Friday, April 22, 2011

"Eggciting"


 If you look closely...


You can see the Easter bunny came a few days early.

Usually, when Brad tells me "You have to come see the yard!" it means one of two things:
1. the dog did something bad or funny while we were sleeping
2. we had visitors to our front yard

This is, by far, the nicest thing that's ever been left behind.

Wednesday, April 13, 2011

life...

I have not fallen off the face of the earth. But somehow, the hours in my day seem to.

Anyone else feel that way?! I hope I'm not alone in that...

Between finishing out the work-school year and the master's-school year and track practice and spending time with Brad and VBS planning and playing with the dog and catching up with my family and keeping the house remotely clean and track meets and other miscellaneous things that come up... my day is pretty much full before I even have time to think about blogging.

But I am blessed with an amazing partner, grateful to have a job, happy to be able to afford graduate school (no loans!), delighted to get to spend time with super-cool kiddos outside of the classroom and see them succeed, enjoying pet ownership (though my hoses are not :(!), pleased to have a home, excited to use my talents for church kids, and thankful to be loved by so many people. I am blessed with a beautifully full life.

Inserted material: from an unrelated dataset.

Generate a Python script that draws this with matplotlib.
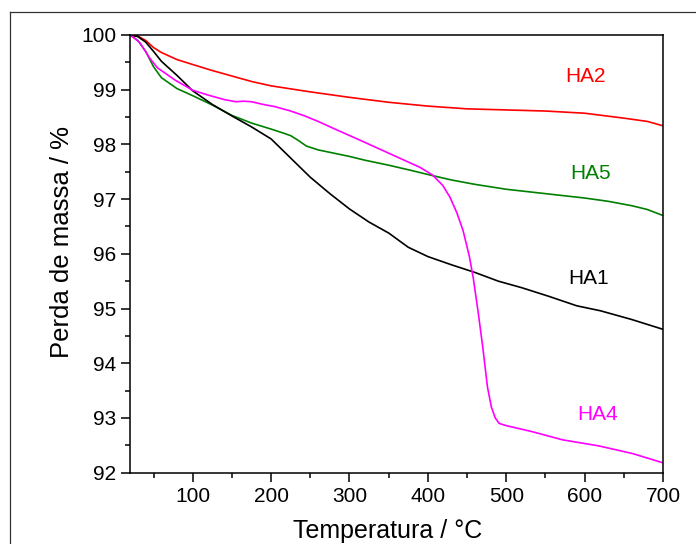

I'll be back, sooner or later. After a month of blogging every day, I do miss it. A lot. But right now I need to focus on what needs to be done right now. 

Life may be busy, but life is good.

Friday, April 1, 2011

slice of life: the end

(This will be a fairly short reflection, as I'm readying myself for three hours of class tonight and a full day tomorrow. Ugh. I hope that soon I'll be able to make the time to reflect a little more on where I go from here.)

It's the end. I "sliced" 31/31 days this month - plus some additional posts here and there, 35 total.

In the beginning, I honestly didn't know if I'd make it all the way. It was a challenge many days.

The challenge provoked a sense of confidence in my writing that I didn't know was possible - thanks to comments from family and friends and "strangers" who read and supported me for the past 31 days.

I still don't quite see myself as a writer, necessarily. Some days I do, others I don't. But this is a start. And some small part of me is beginning to betray my doubts and think that maybe, just maybe, I can do it.